GIVEN PROBLEM: Output all the data exactly. Pictures do not belong in the copy.

DATASET EXTRACT:
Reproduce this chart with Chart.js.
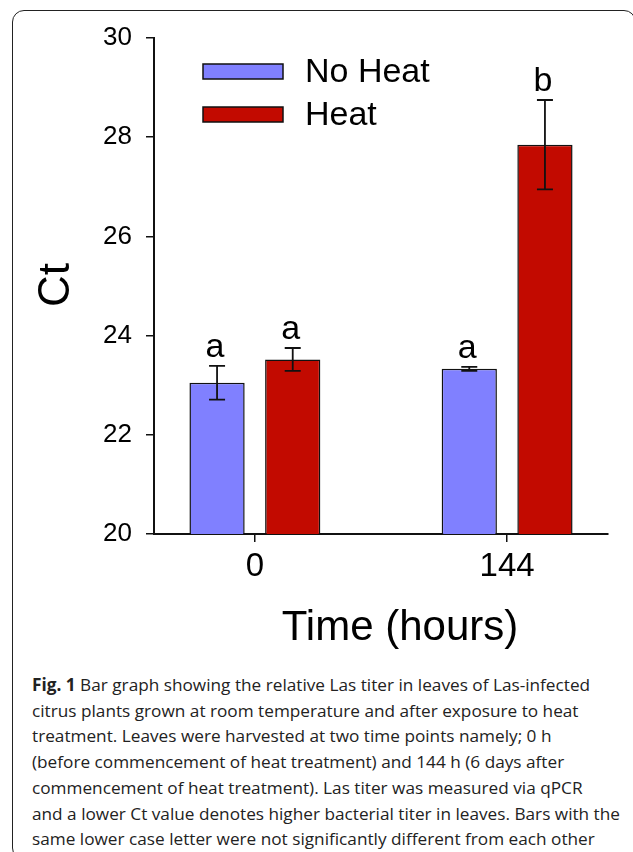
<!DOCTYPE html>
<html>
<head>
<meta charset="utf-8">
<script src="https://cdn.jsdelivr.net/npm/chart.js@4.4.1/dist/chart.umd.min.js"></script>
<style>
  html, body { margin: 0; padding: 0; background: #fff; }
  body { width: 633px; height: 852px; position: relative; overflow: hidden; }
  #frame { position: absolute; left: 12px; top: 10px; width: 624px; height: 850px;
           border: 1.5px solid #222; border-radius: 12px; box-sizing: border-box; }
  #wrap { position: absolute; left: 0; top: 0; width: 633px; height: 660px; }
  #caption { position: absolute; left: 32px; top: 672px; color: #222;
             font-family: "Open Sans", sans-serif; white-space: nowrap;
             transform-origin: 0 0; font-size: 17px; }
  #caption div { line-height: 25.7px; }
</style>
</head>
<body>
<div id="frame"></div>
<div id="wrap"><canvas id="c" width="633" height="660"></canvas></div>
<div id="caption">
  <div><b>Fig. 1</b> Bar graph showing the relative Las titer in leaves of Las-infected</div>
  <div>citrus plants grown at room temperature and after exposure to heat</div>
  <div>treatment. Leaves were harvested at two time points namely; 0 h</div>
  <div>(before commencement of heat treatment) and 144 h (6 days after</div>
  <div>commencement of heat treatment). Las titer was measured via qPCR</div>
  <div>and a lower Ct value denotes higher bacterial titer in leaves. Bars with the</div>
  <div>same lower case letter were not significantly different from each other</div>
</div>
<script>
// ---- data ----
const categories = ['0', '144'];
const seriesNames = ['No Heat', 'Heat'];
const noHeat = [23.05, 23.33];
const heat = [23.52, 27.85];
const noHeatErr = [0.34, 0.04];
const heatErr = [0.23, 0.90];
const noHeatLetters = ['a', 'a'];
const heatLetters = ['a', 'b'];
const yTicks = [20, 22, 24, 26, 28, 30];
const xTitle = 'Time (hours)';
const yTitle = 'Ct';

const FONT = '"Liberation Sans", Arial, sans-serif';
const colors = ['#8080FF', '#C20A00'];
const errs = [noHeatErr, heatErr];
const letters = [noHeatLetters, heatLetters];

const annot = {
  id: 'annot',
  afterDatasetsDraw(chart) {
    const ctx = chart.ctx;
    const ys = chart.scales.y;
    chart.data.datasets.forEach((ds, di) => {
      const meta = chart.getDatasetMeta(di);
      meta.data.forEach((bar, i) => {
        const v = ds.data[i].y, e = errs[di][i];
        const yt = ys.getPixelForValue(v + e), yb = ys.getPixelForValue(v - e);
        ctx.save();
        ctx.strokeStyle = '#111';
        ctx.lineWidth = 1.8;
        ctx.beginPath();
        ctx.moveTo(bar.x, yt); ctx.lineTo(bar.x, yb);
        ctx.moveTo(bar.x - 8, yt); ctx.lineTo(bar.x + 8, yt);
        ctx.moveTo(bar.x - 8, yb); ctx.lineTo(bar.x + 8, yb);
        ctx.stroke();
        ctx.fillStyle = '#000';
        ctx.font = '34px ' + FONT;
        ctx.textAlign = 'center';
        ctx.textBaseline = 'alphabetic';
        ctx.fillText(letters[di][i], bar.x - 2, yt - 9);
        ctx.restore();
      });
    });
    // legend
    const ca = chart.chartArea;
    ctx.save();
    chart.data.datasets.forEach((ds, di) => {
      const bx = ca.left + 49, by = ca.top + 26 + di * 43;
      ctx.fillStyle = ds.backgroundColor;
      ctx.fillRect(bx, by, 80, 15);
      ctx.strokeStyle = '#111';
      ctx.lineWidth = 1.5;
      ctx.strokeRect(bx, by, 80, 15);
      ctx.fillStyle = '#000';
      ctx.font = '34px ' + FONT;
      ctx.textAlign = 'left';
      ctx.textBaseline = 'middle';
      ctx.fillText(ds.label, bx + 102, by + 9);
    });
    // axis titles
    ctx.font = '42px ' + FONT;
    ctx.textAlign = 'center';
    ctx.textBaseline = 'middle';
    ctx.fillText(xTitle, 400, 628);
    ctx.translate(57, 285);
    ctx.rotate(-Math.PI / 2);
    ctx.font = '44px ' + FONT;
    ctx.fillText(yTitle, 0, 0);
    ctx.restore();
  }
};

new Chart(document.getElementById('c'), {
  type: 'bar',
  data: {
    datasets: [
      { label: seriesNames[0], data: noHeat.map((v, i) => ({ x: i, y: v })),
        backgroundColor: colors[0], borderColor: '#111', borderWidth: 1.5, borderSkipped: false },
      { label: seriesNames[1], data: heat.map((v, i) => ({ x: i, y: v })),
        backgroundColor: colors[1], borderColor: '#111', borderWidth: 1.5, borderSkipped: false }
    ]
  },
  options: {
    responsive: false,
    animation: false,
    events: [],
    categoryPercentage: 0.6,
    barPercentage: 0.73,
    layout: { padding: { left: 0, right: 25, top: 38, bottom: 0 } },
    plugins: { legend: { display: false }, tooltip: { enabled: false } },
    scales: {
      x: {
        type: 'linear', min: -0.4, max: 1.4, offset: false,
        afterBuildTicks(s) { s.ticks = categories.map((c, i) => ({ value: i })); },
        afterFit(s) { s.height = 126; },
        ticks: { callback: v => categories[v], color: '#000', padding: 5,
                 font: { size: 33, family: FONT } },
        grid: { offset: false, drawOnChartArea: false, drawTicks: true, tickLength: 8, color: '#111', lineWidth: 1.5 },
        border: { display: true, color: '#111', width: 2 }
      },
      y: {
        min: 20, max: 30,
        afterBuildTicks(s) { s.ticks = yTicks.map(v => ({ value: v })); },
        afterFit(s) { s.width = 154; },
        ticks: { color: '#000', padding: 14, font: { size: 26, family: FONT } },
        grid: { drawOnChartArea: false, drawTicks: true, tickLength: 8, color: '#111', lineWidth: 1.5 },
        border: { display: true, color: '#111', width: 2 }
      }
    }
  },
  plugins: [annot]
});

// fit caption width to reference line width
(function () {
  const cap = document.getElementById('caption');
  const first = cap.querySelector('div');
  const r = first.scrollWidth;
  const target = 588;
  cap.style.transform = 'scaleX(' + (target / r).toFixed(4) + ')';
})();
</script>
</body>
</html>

PROBLEM SOLUTION:
Reproduce this chart with Chart.js.
<!DOCTYPE html>
<html>
<head>
<meta charset="utf-8">
<script src="https://cdn.jsdelivr.net/npm/chart.js@4.4.1/dist/chart.umd.min.js"></script>
<style>
  html, body { margin: 0; padding: 0; background: #fff; }
  body { width: 633px; height: 852px; position: relative; overflow: hidden; }
  #frame { position: absolute; left: 12px; top: 10px; width: 624px; height: 850px;
           border: 1.5px solid #222; border-radius: 12px; box-sizing: border-box; }
  #wrap { position: absolute; left: 0; top: 0; width: 633px; height: 660px; }
  #caption { position: absolute; left: 32px; top: 672px; color: #222;
             font-family: "Open Sans", sans-serif; white-space: nowrap;
             transform-origin: 0 0; font-size: 17px; }
  #caption div { line-height: 25.7px; }
</style>
</head>
<body>
<div id="frame"></div>
<div id="wrap"><canvas id="c" width="633" height="660"></canvas></div>
<div id="caption">
  <div><b>Fig. 1</b> Bar graph showing the relative Las titer in leaves of Las-infected</div>
  <div>citrus plants grown at room temperature and after exposure to heat</div>
  <div>treatment. Leaves were harvested at two time points namely; 0 h</div>
  <div>(before commencement of heat treatment) and 144 h (6 days after</div>
  <div>commencement of heat treatment). Las titer was measured via qPCR</div>
  <div>and a lower Ct value denotes higher bacterial titer in leaves. Bars with the</div>
  <div>same lower case letter were not significantly different from each other</div>
</div>
<script>
// ---- data ----
const categories = ['0', '144'];
const seriesNames = ['No Heat', 'Heat'];
const noHeat = [23.05, 23.33];
const heat = [23.52, 27.85];
const noHeatErr = [0.34, 0.04];
const heatErr = [0.23, 0.90];
const noHeatLetters = ['a', 'a'];
const heatLetters = ['a', 'b'];
const yTicks = [20, 22, 24, 26, 28, 30];
const xTitle = 'Time (hours)';
const yTitle = 'Ct';

const FONT = '"Liberation Sans", Arial, sans-serif';
const colors = ['#8080FF', '#C20A00'];
const errs = [noHeatErr, heatErr];
const letters = [noHeatLetters, heatLetters];

const annot = {
  id: 'annot',
  afterDatasetsDraw(chart) {
    const ctx = chart.ctx;
    const ys = chart.scales.y;
    chart.data.datasets.forEach((ds, di) => {
      const meta = chart.getDatasetMeta(di);
      meta.data.forEach((bar, i) => {
        const v = ds.data[i].y, e = errs[di][i];
        const yt = ys.getPixelForValue(v + e), yb = ys.getPixelForValue(v - e);
        ctx.save();
        ctx.strokeStyle = '#111';
        ctx.lineWidth = 1.8;
        ctx.beginPath();
        ctx.moveTo(bar.x, yt); ctx.lineTo(bar.x, yb);
        ctx.moveTo(bar.x - 8, yt); ctx.lineTo(bar.x + 8, yt);
        ctx.moveTo(bar.x - 8, yb); ctx.lineTo(bar.x + 8, yb);
        ctx.stroke();
        ctx.fillStyle = '#000';
        ctx.font = '34px ' + FONT;
        ctx.textAlign = 'center';
        ctx.textBaseline = 'alphabetic';
        ctx.fillText(letters[di][i], bar.x - 2, yt - 9);
        ctx.restore();
      });
    });
    // legend
    const ca = chart.chartArea;
    ctx.save();
    chart.data.datasets.forEach((ds, di) => {
      const bx = ca.left + 49, by = ca.top + 26 + di * 43;
      ctx.fillStyle = ds.backgroundColor;
      ctx.fillRect(bx, by, 80, 15);
      ctx.strokeStyle = '#111';
      ctx.lineWidth = 1.5;
      ctx.strokeRect(bx, by, 80, 15);
      ctx.fillStyle = '#000';
      ctx.font = '34px ' + FONT;
      ctx.textAlign = 'left';
      ctx.textBaseline = 'middle';
      ctx.fillText(ds.label, bx + 102, by + 9);
    });
    // axis titles
    ctx.font = '42px ' + FONT;
    ctx.textAlign = 'center';
    ctx.textBaseline = 'middle';
    ctx.fillText(xTitle, 400, 628);
    ctx.translate(57, 285);
    ctx.rotate(-Math.PI / 2);
    ctx.font = '44px ' + FONT;
    ctx.fillText(yTitle, 0, 0);
    ctx.restore();
  }
};

new Chart(document.getElementById('c'), {
  type: 'bar',
  data: {
    datasets: [
      { label: seriesNames[0], data: noHeat.map((v, i) => ({ x: i, y: v })),
        backgroundColor: colors[0], borderColor: '#111', borderWidth: 1.5, borderSkipped: false },
      { label: seriesNames[1], data: heat.map((v, i) => ({ x: i, y: v })),
        backgroundColor: colors[1], borderColor: '#111', borderWidth: 1.5, borderSkipped: false }
    ]
  },
  options: {
    responsive: false,
    animation: false,
    events: [],
    categoryPercentage: 0.6,
    barPercentage: 0.73,
    layout: { padding: { left: 0, right: 25, top: 38, bottom: 0 } },
    plugins: { legend: { display: false }, tooltip: { enabled: false } },
    scales: {
      x: {
        type: 'linear', min: -0.4, max: 1.4, offset: false,
        afterBuildTicks(s) { s.ticks = categories.map((c, i) => ({ value: i })); },
        afterFit(s) { s.height = 126; },
        ticks: { callback: v => categories[v], color: '#000', padding: 5,
                 font: { size: 33, family: FONT } },
        grid: { offset: false, drawOnChartArea: false, drawTicks: true, tickLength: 8, color: '#111', lineWidth: 1.5 },
        border: { display: true, color: '#111', width: 2 }
      },
      y: {
        min: 20, max: 30,
        afterBuildTicks(s) { s.ticks = yTicks.map(v => ({ value: v })); },
        afterFit(s) { s.width = 154; },
        ticks: { color: '#000', padding: 14, font: { size: 26, family: FONT } },
        grid: { drawOnChartArea: false, drawTicks: true, tickLength: 8, color: '#111', lineWidth: 1.5 },
        border: { display: true, color: '#111', width: 2 }
      }
    }
  },
  plugins: [annot]
});

// fit caption width to reference line width
(function () {
  const cap = document.getElementById('caption');
  const first = cap.querySelector('div');
  const r = first.scrollWidth;
  const target = 588;
  cap.style.transform = 'scaleX(' + (target / r).toFixed(4) + ')';
})();
</script>
</body>
</html>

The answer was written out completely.